The Tomb Paintings of Kızıbel: Man or Myth

Sara K. Chumbley

In 1998, when M.J. Mellink published the paintings discovered in the Kızıbel Tomb she identified some very interesting mythological representations.  These paintings include a scene of Troilus being stalked by the hero Achilles, as well as a scene of the beheading of Medusa together with her offspring Chrysaor and Pegasus.  Mellink is unwilling to subject any of the remaining paintings within the tomb to an interpretation with mythological or funerary implications.  She maintains that all the paintings, except those with Troilus and Achilles and Medusa and her offspring, are representations of the life of the deceased person. 

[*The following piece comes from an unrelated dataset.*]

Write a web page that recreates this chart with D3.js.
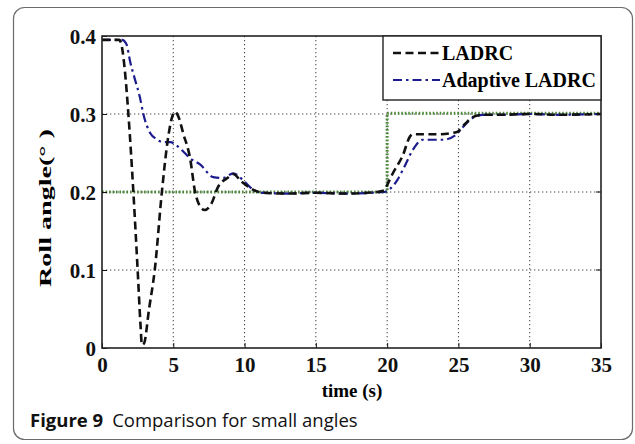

In this paper I would like to suggest a new interpretation that focuses on the mythological and funerary interpretations of these paintings.  I propose that on the West Wall of the tomb there is another scene with Achilles, in which the hero is shown departing from Lycomedes on Skyros, with Athena and his mother Thetis looking on.  I believe that the top register of this wall shows another scene related to Achilles, the execution of the Trojan Prisoners.  On the North Wall it seems to me that all the scenes are related to the underworld.  There is in the bottom register a journey to the Isle of the Blest, in the second register the deceased and demons with Persephone and in the central register, the deceased with the king of the underworld Hades.  The Hunting, Boxing, Banqueting and other such scenes within the tomb also have a funerary significance.  These suggestions will be supported with evidence from funerary art from around the Mediterranean.